I stared at the poem in front of me. Snow was starting to fall outside of the window and it was absolutely freezing. I was still stressing out about the fact that I’d missed my interview but knew that I had to focus.
I have since learnt the poem was ‘Epilogue’ By Robert Lowell but I didn’t know that at the time. I once again scribbled all over it and noted down other poems which were similar. I remember comparing it to Ted Hughes’ ‘Thought Fox’.
As I walked into the interview room, I was faced with 4 tutors all sitting in a semi-circle. It was pretty daunting!
‘What is the poem about?’ they asked.
I described how it was about the art of creating a poem. This was interesting as it was being described in the form of a poem, so there were two levels at play.
‘What do you think ‘The painter’s vision is not a lens, /it trembles to caress the light.’ means?

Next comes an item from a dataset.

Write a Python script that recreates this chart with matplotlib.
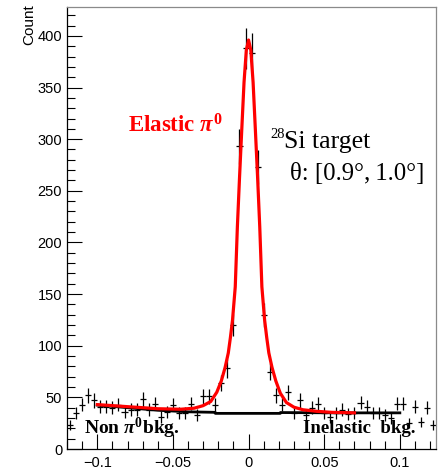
import numpy as np
import matplotlib
matplotlib.use("Agg")
import matplotlib.pyplot as plt
from matplotlib.ticker import MultipleLocator

plt.rcParams['mathtext.fontset'] = 'custom'
plt.rcParams['mathtext.rm'] = 'Liberation Serif:bold'
plt.rcParams['mathtext.it'] = 'Liberation Serif:bold:italic'
plt.rcParams['mathtext.bf'] = 'Liberation Serif:bold'

# histogram data (bin centers, counts)
bin_width = 0.004
centers = [round(-0.118 + 0.004 * i, 3) for i in range(61)]
counts = [23, 35, 43, 52, 47, 41, 41, 40, 43, 36,
          38, 38, 48, 38, 44, 31, 36, 43, 35, 35,
          44, 33, 51, 51, 43, 64, 78, 120, 293, 388,
          383, 273, 130, 75, 52, 43, 55, 35, 47, 33,
          40, 44, 35, 31, 35, 38, 34, 35, 45, 41,
          35, 35, 33, 30, 44, 44, 25, 41, 26, 40, 23]

# fitted total curve
fit_x = [-0.100, -0.080, -0.060, -0.045, -0.036, -0.030, -0.025, -0.021, -0.018,
         -0.0155, -0.0134, -0.012, -0.0106, -0.0088, -0.0074, -0.006, -0.0045,
         -0.003, -0.0015, 0.0, 0.0015, 0.003, 0.0045, 0.006, 0.0074, 0.0088,
         0.0106, 0.012, 0.0134, 0.0155, 0.018, 0.021, 0.025, 0.030, 0.036,
         0.045, 0.055, 0.070]
fit_y = [43, 41, 39, 38.5, 39.5, 42, 46, 55, 66,
         79, 93, 108, 125, 157, 215, 262, 309,
         355, 386, 396, 386, 355, 309, 262, 215, 157,
         125, 108, 93, 79, 66, 54, 45, 40.5, 38,
         36.5, 35.5, 35]

# background curve
bkg_x = [-0.100, -0.080, -0.060, -0.040, -0.022, -0.022, 0.021, 0.021, 0.060, 0.100]
bkg_y = [42.5, 40, 37.5, 36, 35.5, 34.5, 34.5, 35.3, 35, 35]

fig = plt.figure(figsize=(4.41, 4.71), dpi=100)
ax = fig.add_axes([0.152, 0.0467, 0.837, 0.9385])

x = np.array(centers)
y = np.array(counts, dtype=float)
ax.errorbar(x, y, yerr=np.sqrt(y), xerr=bin_width / 2, fmt='none',
            ecolor='black', elinewidth=0.9, capsize=0, zorder=2)
ax.plot(bkg_x, bkg_y, color='black', lw=2.0, zorder=3)
ax.plot(fit_x, fit_y, color='red', lw=2.3, zorder=4)

ax.set_xlim(-0.12, 0.124)
ax.set_ylim(0, 428)

ax.xaxis.set_major_locator(MultipleLocator(0.05))
ax.xaxis.set_minor_locator(MultipleLocator(0.01))
ax.yaxis.set_major_locator(MultipleLocator(50))
ax.yaxis.set_minor_locator(MultipleLocator(10))
ax.tick_params(which='both', direction='in', top=False, right=False,
               labelsize=10.5, colors='black')
ax.tick_params(which='major', length=11, width=0.8)
ax.tick_params(which='minor', length=5.5, width=0.8)
ax.xaxis.set_major_formatter(matplotlib.ticker.FuncFormatter(
    lambda v, p: '0' if abs(v) < 1e-9 else ('%g' % v).replace('-', '\u2212')))
for lab in ax.get_xticklabels() + ax.get_yticklabels():
    lab.set_family('Liberation Sans')
ax.tick_params(axis='x', pad=5)

for s in ['top', 'right']:
    ax.spines[s].set_color('#8a8a8a')
    ax.spines[s].set_linewidth(0.9)
for s in ['left', 'bottom']:
    ax.spines[s].set_color('black')
    ax.spines[s].set_linewidth(0.9)

fig.text(0.066, 0.99, 'Count', rotation=90, ha='center', va='top',
         fontsize=11, family='Liberation Sans')

ax.text(-0.0796, 306, r'Elastic $\pi^{0}$', color='red', fontsize=16.5,
        family='Liberation Serif', fontweight='bold', ha='left', va='baseline')
ax.text(0.0145, 301, '28', fontsize=10.5, family='Liberation Serif',
        ha='left', va='baseline')
ax.text(0.0235, 291.5, 'Si target', fontsize=18.5, family='Liberation Serif',
        ha='left', va='baseline')
ax.text(0.0276, 260.5, '\u03b8: [0.9\u00b0,\u20091.0\u00b0]', fontsize=17.8,
        family='Liberation Serif', ha='left', va='baseline')
ax.text(-0.109, 14.5, r'Non $\pi^{0}$bkg.', fontsize=14,
        family='Liberation Serif', fontweight='bold', ha='left', va='baseline')
ax.text(0.036, 15.5, 'Inelastic  bkg.', fontsize=13.5,
        family='Liberation Serif', fontweight='bold', ha='left', va='baseline')

fig.savefig('out.png', dpi=100)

I discussed how the artist puts some of himself and creativity into his piece, whereas a lens is an accurate depiction of that moment in reality. I compared it to the description of the photograph at then end of the poem, photographs are accurate whereas artists are caught between fact and fiction.
‘What is the meter of the poem?
OH NO! Not this again!! I had absolutely no idea what the meter was. I hadn’t learnt the different sorts and didn’t think I could even really work out where the stresses were. I knew I couldn’t just say nothing so instead read the lines aloud and then said ‘well it goes dee dum, dee dum, dee dum’…I must have sounded like a child in a reception class…how embarrassing!
Surprisingly, she said ‘Yes that’s right’ and nodded encouragingly, seemingly pleased that I’d at least had a go.
‘Do you know what it’s called?’
I most certainly didn’t so just admitted this and said I’d never studied meter. This was the most terrible start. I couldn’t believe I’d done my little ‘dee dum, dee dum’ piece and wished the ground would just swallow me up!
To be continued…
Have a go! – ‘Dee dum, dee dum’ was so cringey at the time but I least I tried to understand the meter, despite not knowing its name.
Read aloud – if you’re not sure about the form or meter, you might notice a pattern when you hear it back.